- Rows from a dataset of charts and code:

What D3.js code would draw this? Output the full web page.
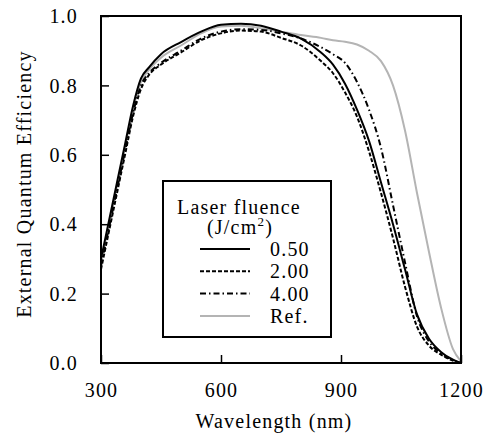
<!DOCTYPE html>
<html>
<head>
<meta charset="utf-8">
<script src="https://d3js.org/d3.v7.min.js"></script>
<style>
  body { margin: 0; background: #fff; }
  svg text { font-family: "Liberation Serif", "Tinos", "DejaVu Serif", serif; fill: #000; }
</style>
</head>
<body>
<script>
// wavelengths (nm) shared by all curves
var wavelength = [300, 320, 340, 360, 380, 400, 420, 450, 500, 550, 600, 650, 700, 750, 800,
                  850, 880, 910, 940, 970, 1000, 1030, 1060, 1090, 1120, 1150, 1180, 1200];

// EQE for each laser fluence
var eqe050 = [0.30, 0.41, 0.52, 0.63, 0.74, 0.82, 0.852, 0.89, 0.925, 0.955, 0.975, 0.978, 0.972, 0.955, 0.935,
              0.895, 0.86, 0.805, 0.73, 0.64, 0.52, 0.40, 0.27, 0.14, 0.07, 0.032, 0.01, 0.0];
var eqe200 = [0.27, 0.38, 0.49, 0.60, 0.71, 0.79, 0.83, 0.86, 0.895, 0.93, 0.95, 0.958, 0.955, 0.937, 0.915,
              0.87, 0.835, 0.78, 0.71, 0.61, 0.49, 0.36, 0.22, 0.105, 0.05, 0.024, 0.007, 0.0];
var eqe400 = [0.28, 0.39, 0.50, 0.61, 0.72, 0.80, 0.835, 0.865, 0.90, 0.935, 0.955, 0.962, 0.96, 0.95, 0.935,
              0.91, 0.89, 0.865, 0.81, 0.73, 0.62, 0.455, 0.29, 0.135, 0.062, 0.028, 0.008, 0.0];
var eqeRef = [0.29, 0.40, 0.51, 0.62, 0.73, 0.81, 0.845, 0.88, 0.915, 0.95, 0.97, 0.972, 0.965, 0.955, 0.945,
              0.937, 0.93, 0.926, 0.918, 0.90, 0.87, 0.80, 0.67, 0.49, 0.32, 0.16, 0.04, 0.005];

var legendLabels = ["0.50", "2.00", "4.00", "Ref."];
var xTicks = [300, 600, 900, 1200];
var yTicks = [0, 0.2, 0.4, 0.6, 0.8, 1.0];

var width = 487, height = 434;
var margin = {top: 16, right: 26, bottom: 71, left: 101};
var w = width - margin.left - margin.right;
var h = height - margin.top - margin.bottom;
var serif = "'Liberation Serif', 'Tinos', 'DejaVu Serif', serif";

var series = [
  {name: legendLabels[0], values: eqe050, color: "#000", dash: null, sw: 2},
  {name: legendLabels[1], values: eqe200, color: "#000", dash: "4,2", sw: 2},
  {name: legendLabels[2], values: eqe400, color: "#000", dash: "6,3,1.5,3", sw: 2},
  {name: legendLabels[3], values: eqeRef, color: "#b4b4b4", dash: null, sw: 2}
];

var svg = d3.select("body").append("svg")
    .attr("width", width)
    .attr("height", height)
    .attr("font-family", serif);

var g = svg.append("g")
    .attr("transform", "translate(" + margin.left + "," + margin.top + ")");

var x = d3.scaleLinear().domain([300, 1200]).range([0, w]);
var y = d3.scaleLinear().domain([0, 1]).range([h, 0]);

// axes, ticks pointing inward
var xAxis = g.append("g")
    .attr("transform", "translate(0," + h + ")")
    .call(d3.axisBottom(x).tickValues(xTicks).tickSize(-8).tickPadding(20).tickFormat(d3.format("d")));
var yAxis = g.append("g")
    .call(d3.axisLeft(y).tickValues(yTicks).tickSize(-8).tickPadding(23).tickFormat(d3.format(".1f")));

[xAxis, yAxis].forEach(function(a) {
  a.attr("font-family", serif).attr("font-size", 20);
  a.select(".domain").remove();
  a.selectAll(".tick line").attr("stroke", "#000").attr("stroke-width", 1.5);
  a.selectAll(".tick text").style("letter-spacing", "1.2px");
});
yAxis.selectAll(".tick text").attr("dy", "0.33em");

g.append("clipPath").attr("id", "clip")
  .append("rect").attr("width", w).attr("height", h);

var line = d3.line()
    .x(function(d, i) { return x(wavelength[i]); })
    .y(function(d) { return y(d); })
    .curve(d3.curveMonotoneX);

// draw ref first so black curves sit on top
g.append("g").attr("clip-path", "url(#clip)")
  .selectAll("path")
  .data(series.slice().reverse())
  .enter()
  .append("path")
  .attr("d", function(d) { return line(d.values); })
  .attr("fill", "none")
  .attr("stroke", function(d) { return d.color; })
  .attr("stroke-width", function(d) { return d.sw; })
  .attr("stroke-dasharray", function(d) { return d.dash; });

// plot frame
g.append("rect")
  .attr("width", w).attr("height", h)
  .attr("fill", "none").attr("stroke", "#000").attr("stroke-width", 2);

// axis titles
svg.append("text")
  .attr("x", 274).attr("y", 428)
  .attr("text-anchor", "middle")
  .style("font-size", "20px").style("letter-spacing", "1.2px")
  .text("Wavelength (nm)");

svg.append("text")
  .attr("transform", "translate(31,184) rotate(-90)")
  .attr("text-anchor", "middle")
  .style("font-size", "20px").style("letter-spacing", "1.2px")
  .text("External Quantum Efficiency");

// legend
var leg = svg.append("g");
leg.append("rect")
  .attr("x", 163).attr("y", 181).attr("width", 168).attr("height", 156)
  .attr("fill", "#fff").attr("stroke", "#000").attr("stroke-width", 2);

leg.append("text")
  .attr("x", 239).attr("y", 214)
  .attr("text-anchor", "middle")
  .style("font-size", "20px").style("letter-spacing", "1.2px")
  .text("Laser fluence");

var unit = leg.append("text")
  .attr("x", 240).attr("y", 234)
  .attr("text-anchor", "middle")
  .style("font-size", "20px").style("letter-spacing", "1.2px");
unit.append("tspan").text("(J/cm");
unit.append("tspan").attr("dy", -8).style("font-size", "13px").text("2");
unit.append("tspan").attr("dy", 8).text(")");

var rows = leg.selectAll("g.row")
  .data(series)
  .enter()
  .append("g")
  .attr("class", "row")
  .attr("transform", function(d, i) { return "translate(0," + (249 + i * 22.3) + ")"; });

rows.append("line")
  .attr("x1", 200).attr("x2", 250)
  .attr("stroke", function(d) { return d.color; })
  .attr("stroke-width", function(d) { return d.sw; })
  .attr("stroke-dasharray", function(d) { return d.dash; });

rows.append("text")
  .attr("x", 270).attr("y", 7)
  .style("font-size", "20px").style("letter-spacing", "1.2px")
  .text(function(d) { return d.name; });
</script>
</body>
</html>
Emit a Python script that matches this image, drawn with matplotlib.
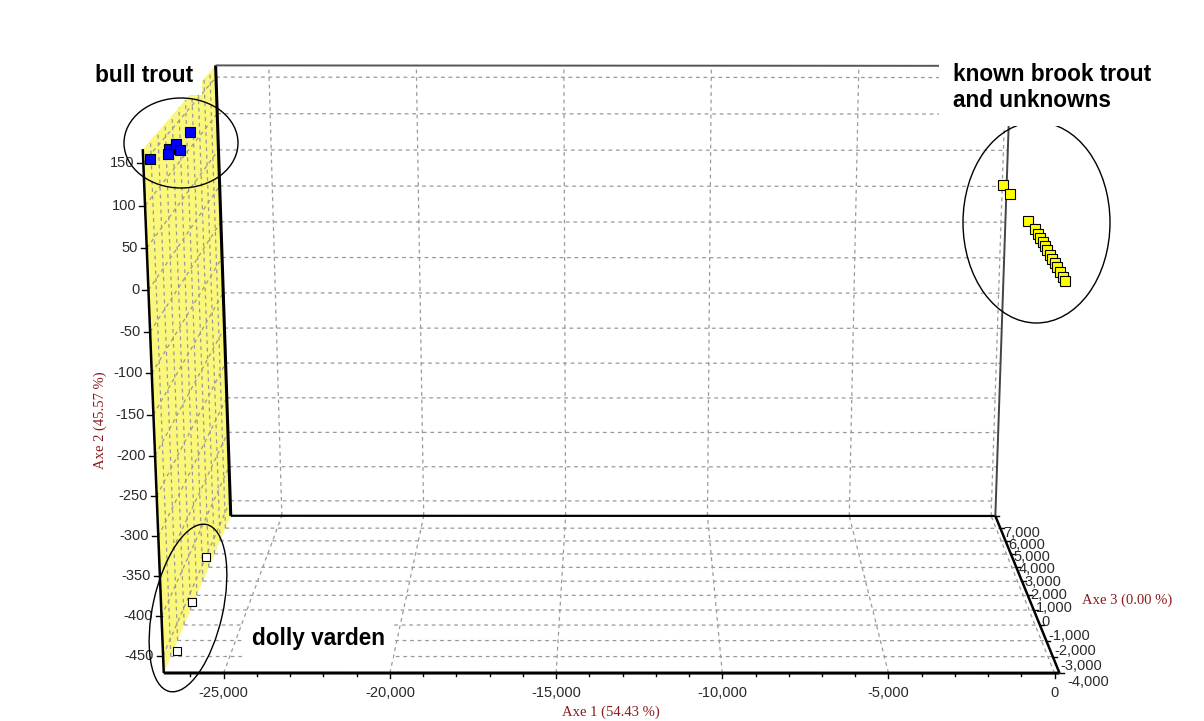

- YOUR GOAL: Print the complete listing exactly, apart from any pictures.

- RESULT:
What D3.js code would draw this? Output the full web page.
<!DOCTYPE html>
<html>
<head>
<meta charset="utf-8">
<script src="https://d3js.org/d3.v7.min.js"></script>
<style>
  body { margin: 0; background: #fff; }
  svg text { font-family: "Liberation Serif", "Tinos", "DejaVu Serif", serif; fill: #000; }
</style>
</head>
<body>
<script>
// wavelengths (nm) shared by all curves
var wavelength = [300, 320, 340, 360, 380, 400, 420, 450, 500, 550, 600, 650, 700, 750, 800,
                  850, 880, 910, 940, 970, 1000, 1030, 1060, 1090, 1120, 1150, 1180, 1200];

// EQE for each laser fluence
var eqe050 = [0.30, 0.41, 0.52, 0.63, 0.74, 0.82, 0.852, 0.89, 0.925, 0.955, 0.975, 0.978, 0.972, 0.955, 0.935,
              0.895, 0.86, 0.805, 0.73, 0.64, 0.52, 0.40, 0.27, 0.14, 0.07, 0.032, 0.01, 0.0];
var eqe200 = [0.27, 0.38, 0.49, 0.60, 0.71, 0.79, 0.83, 0.86, 0.895, 0.93, 0.95, 0.958, 0.955, 0.937, 0.915,
              0.87, 0.835, 0.78, 0.71, 0.61, 0.49, 0.36, 0.22, 0.105, 0.05, 0.024, 0.007, 0.0];
var eqe400 = [0.28, 0.39, 0.50, 0.61, 0.72, 0.80, 0.835, 0.865, 0.90, 0.935, 0.955, 0.962, 0.96, 0.95, 0.935,
              0.91, 0.89, 0.865, 0.81, 0.73, 0.62, 0.455, 0.29, 0.135, 0.062, 0.028, 0.008, 0.0];
var eqeRef = [0.29, 0.40, 0.51, 0.62, 0.73, 0.81, 0.845, 0.88, 0.915, 0.95, 0.97, 0.972, 0.965, 0.955, 0.945,
              0.937, 0.93, 0.926, 0.918, 0.90, 0.87, 0.80, 0.67, 0.49, 0.32, 0.16, 0.04, 0.005];

var legendLabels = ["0.50", "2.00", "4.00", "Ref."];
var xTicks = [300, 600, 900, 1200];
var yTicks = [0, 0.2, 0.4, 0.6, 0.8, 1.0];

var width = 487, height = 434;
var margin = {top: 16, right: 26, bottom: 71, left: 101};
var w = width - margin.left - margin.right;
var h = height - margin.top - margin.bottom;
var serif = "'Liberation Serif', 'Tinos', 'DejaVu Serif', serif";

var series = [
  {name: legendLabels[0], values: eqe050, color: "#000", dash: null, sw: 2},
  {name: legendLabels[1], values: eqe200, color: "#000", dash: "4,2", sw: 2},
  {name: legendLabels[2], values: eqe400, color: "#000", dash: "6,3,1.5,3", sw: 2},
  {name: legendLabels[3], values: eqeRef, color: "#b4b4b4", dash: null, sw: 2}
];

var svg = d3.select("body").append("svg")
    .attr("width", width)
    .attr("height", height)
    .attr("font-family", serif);

var g = svg.append("g")
    .attr("transform", "translate(" + margin.left + "," + margin.top + ")");

var x = d3.scaleLinear().domain([300, 1200]).range([0, w]);
var y = d3.scaleLinear().domain([0, 1]).range([h, 0]);

// axes, ticks pointing inward
var xAxis = g.append("g")
    .attr("transform", "translate(0," + h + ")")
    .call(d3.axisBottom(x).tickValues(xTicks).tickSize(-8).tickPadding(20).tickFormat(d3.format("d")));
var yAxis = g.append("g")
    .call(d3.axisLeft(y).tickValues(yTicks).tickSize(-8).tickPadding(23).tickFormat(d3.format(".1f")));

[xAxis, yAxis].forEach(function(a) {
  a.attr("font-family", serif).attr("font-size", 20);
  a.select(".domain").remove();
  a.selectAll(".tick line").attr("stroke", "#000").attr("stroke-width", 1.5);
  a.selectAll(".tick text").style("letter-spacing", "1.2px");
});
yAxis.selectAll(".tick text").attr("dy", "0.33em");

g.append("clipPath").attr("id", "clip")
  .append("rect").attr("width", w).attr("height", h);

var line = d3.line()
    .x(function(d, i) { return x(wavelength[i]); })
    .y(function(d) { return y(d); })
    .curve(d3.curveMonotoneX);

// draw ref first so black curves sit on top
g.append("g").attr("clip-path", "url(#clip)")
  .selectAll("path")
  .data(series.slice().reverse())
  .enter()
  .append("path")
  .attr("d", function(d) { return line(d.values); })
  .attr("fill", "none")
  .attr("stroke", function(d) { return d.color; })
  .attr("stroke-width", function(d) { return d.sw; })
  .attr("stroke-dasharray", function(d) { return d.dash; });

// plot frame
g.append("rect")
  .attr("width", w).attr("height", h)
  .attr("fill", "none").attr("stroke", "#000").attr("stroke-width", 2);

// axis titles
svg.append("text")
  .attr("x", 274).attr("y", 428)
  .attr("text-anchor", "middle")
  .style("font-size", "20px").style("letter-spacing", "1.2px")
  .text("Wavelength (nm)");

svg.append("text")
  .attr("transform", "translate(31,184) rotate(-90)")
  .attr("text-anchor", "middle")
  .style("font-size", "20px").style("letter-spacing", "1.2px")
  .text("External Quantum Efficiency");

// legend
var leg = svg.append("g");
leg.append("rect")
  .attr("x", 163).attr("y", 181).attr("width", 168).attr("height", 156)
  .attr("fill", "#fff").attr("stroke", "#000").attr("stroke-width", 2);

leg.append("text")
  .attr("x", 239).attr("y", 214)
  .attr("text-anchor", "middle")
  .style("font-size", "20px").style("letter-spacing", "1.2px")
  .text("Laser fluence");

var unit = leg.append("text")
  .attr("x", 240).attr("y", 234)
  .attr("text-anchor", "middle")
  .style("font-size", "20px").style("letter-spacing", "1.2px");
unit.append("tspan").text("(J/cm");
unit.append("tspan").attr("dy", -8).style("font-size", "13px").text("2");
unit.append("tspan").attr("dy", 8).text(")");

var rows = leg.selectAll("g.row")
  .data(series)
  .enter()
  .append("g")
  .attr("class", "row")
  .attr("transform", function(d, i) { return "translate(0," + (249 + i * 22.3) + ")"; });

rows.append("line")
  .attr("x1", 200).attr("x2", 250)
  .attr("stroke", function(d) { return d.color; })
  .attr("stroke-width", function(d) { return d.sw; })
  .attr("stroke-dasharray", function(d) { return d.dash; });

rows.append("text")
  .attr("x", 270).attr("y", 7)
  .style("font-size", "20px").style("letter-spacing", "1.2px")
  .text(function(d) { return d.name; });
</script>
</body>
</html>
Emit a Python script that matches this image, drawn with matplotlib.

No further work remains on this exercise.